### Instruction
Examine the material below and count the lines that hold the word "with". Report only the number.

### Record set
=======

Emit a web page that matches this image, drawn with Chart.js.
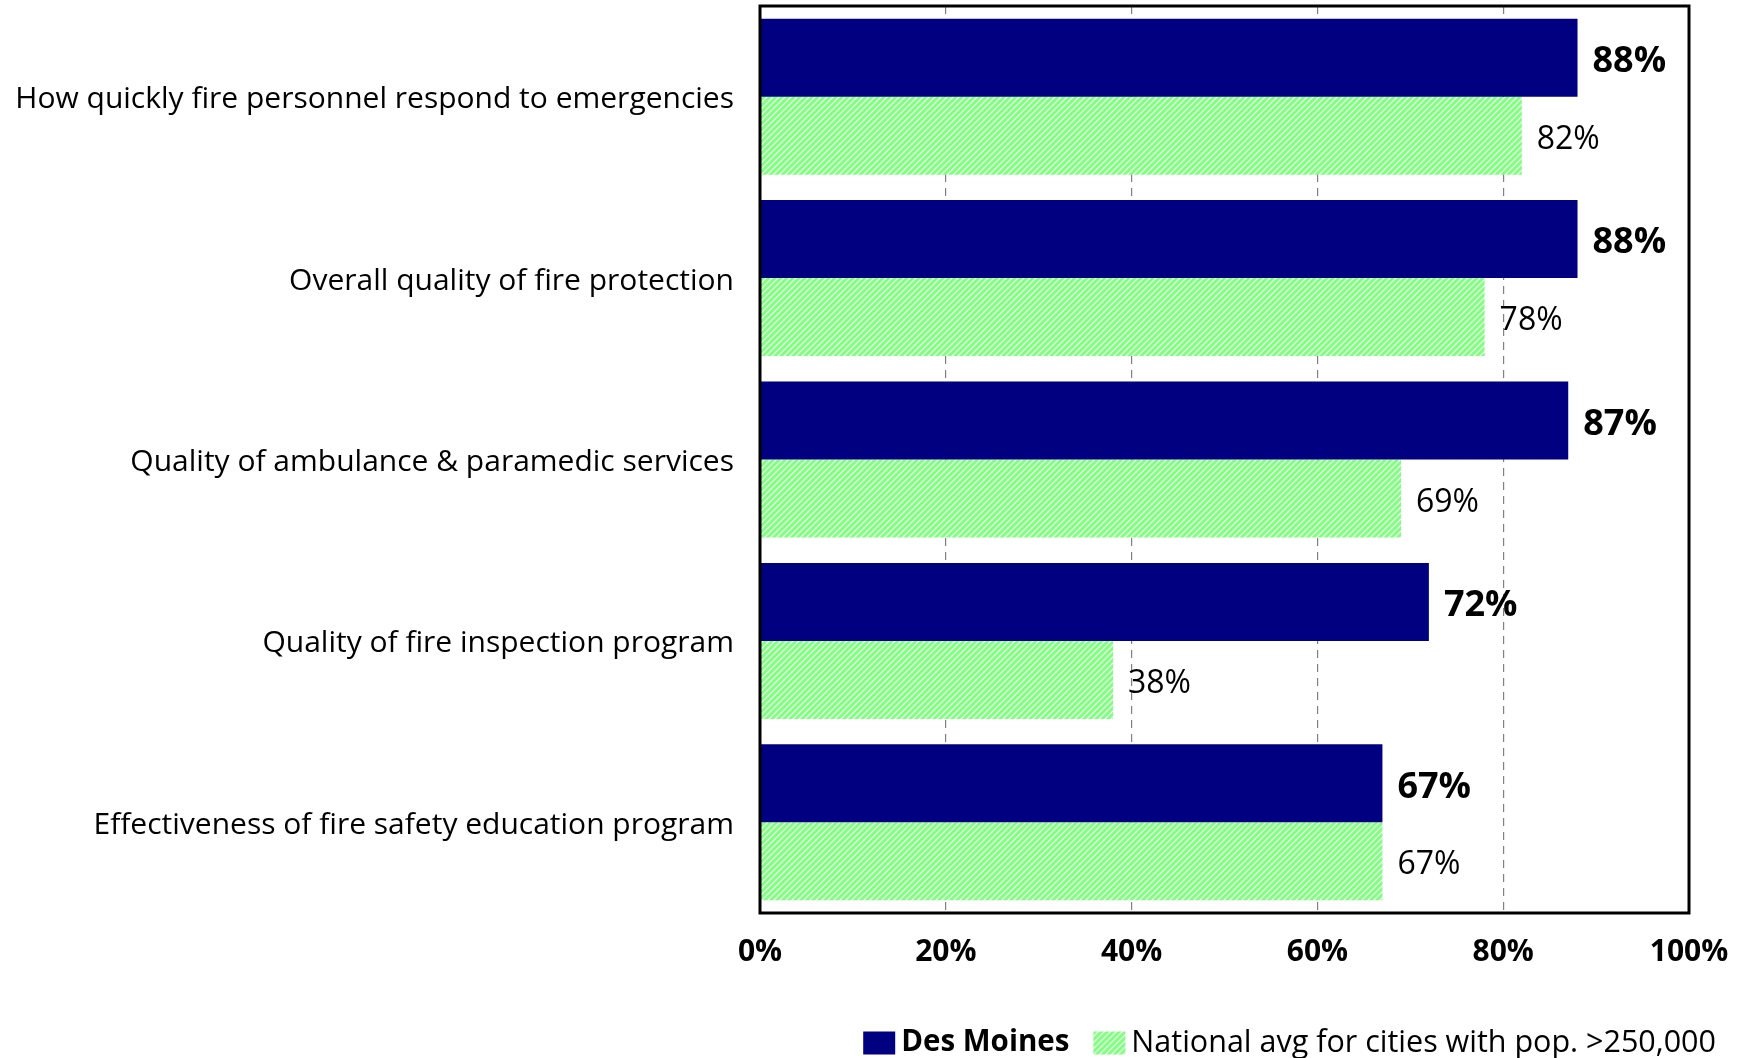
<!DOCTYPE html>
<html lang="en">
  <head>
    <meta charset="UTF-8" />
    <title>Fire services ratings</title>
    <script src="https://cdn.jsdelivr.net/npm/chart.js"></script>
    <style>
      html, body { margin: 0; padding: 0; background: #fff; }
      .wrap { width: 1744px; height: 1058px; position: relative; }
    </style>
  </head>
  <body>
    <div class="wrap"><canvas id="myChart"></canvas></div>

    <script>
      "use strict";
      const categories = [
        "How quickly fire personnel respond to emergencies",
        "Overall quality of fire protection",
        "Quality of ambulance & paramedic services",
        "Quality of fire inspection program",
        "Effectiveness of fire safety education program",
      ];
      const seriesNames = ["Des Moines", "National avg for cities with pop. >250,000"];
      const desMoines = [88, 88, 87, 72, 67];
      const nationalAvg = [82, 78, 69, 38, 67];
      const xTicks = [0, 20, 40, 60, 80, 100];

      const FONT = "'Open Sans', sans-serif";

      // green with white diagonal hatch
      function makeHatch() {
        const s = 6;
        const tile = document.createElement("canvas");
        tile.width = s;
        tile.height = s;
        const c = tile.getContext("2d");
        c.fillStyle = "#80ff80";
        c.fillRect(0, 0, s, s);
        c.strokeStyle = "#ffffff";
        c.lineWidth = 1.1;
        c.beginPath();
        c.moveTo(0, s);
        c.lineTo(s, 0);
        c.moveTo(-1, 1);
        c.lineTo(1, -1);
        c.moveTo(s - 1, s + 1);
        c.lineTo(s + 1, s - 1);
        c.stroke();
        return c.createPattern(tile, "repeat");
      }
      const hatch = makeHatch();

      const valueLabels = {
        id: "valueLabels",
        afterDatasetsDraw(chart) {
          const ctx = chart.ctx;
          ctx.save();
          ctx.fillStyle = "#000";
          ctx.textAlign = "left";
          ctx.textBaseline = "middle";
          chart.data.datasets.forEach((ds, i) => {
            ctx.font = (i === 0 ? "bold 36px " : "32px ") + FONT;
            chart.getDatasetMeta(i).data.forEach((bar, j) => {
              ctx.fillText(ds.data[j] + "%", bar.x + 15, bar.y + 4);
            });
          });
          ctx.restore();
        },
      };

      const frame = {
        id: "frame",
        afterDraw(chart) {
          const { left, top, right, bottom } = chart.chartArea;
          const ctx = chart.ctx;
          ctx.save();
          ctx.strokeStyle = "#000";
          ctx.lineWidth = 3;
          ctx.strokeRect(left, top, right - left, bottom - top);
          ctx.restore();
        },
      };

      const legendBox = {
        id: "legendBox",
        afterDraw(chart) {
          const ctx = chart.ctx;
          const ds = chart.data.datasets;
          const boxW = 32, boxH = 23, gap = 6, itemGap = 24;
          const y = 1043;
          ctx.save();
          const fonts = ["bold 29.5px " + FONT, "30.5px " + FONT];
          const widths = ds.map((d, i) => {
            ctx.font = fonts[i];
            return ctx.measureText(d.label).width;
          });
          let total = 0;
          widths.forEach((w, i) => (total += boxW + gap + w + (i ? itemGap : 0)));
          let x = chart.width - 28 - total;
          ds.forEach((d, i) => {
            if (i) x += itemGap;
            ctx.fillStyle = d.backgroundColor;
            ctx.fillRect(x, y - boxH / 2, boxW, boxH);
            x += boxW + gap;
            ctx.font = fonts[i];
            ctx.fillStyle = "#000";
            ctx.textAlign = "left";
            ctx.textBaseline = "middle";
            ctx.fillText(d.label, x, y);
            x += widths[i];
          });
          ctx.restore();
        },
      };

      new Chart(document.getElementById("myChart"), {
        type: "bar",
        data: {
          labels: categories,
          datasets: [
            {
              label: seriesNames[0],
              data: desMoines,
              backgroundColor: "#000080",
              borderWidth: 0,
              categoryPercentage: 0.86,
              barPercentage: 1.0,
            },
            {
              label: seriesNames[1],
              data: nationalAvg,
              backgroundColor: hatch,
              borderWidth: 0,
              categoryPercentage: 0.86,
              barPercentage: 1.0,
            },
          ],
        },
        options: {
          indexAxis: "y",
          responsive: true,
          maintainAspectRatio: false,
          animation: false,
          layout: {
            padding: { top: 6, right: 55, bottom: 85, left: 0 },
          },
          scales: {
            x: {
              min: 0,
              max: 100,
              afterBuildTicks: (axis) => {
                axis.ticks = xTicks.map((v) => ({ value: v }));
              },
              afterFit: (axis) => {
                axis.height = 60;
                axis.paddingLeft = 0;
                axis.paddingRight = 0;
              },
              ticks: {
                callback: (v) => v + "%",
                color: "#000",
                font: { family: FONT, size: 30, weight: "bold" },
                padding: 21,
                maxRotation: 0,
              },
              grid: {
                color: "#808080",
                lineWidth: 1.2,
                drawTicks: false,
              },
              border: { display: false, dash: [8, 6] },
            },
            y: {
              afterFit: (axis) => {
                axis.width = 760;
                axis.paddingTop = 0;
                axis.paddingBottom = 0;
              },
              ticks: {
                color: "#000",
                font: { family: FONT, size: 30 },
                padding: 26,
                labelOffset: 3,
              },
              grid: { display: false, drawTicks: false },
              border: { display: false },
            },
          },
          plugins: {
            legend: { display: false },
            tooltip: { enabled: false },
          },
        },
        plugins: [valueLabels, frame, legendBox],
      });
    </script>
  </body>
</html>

=======

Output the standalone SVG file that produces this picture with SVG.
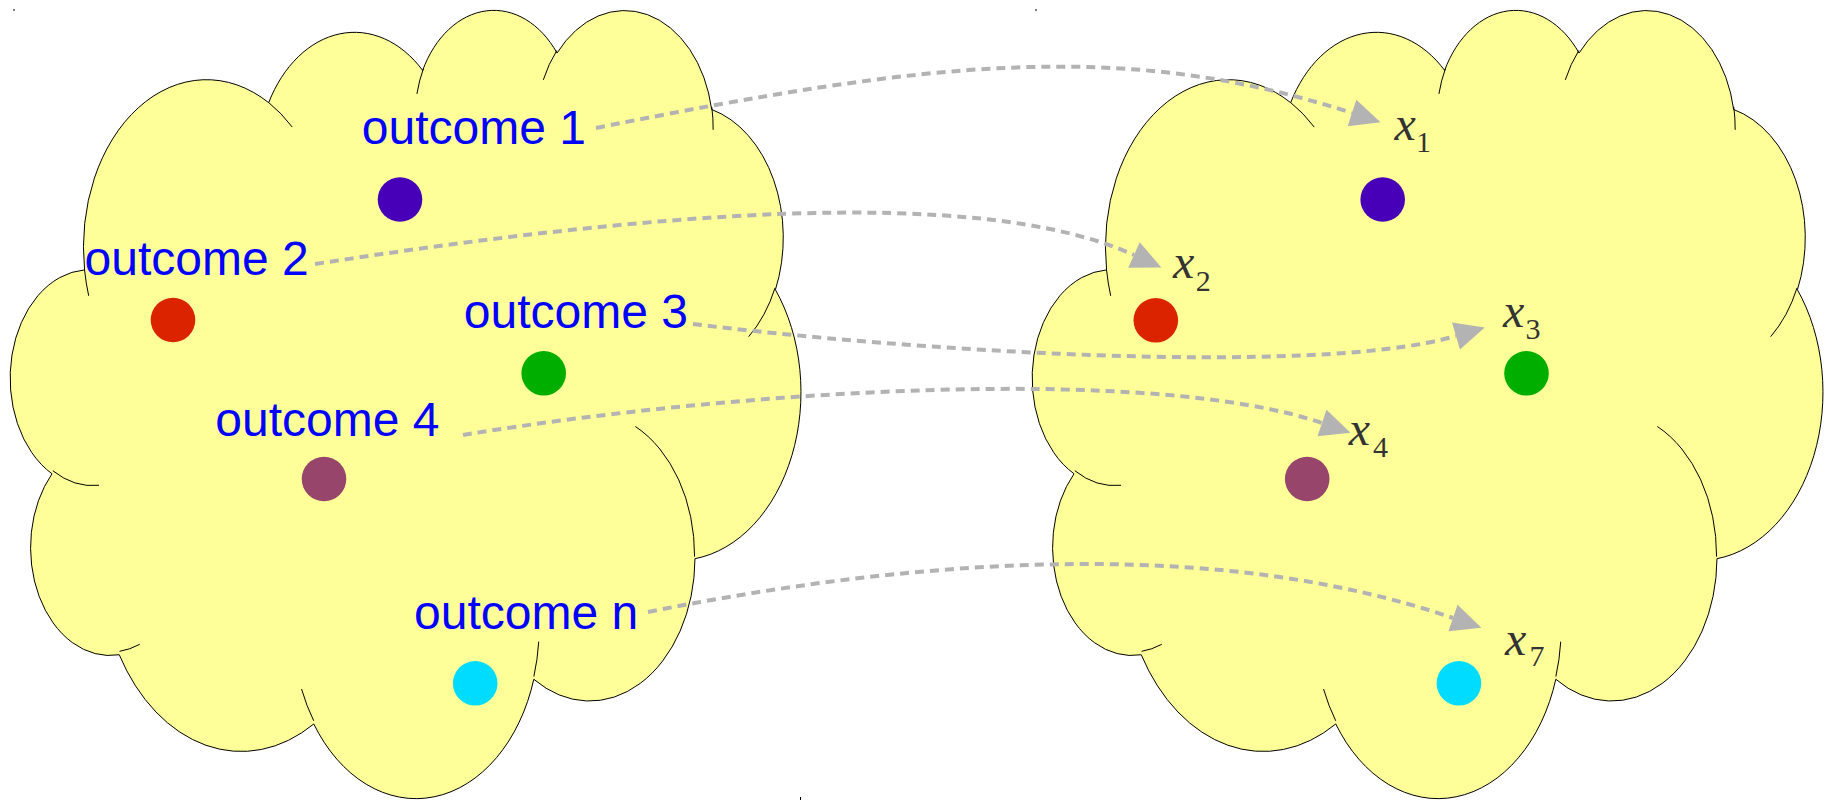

=======

### Exercise response
4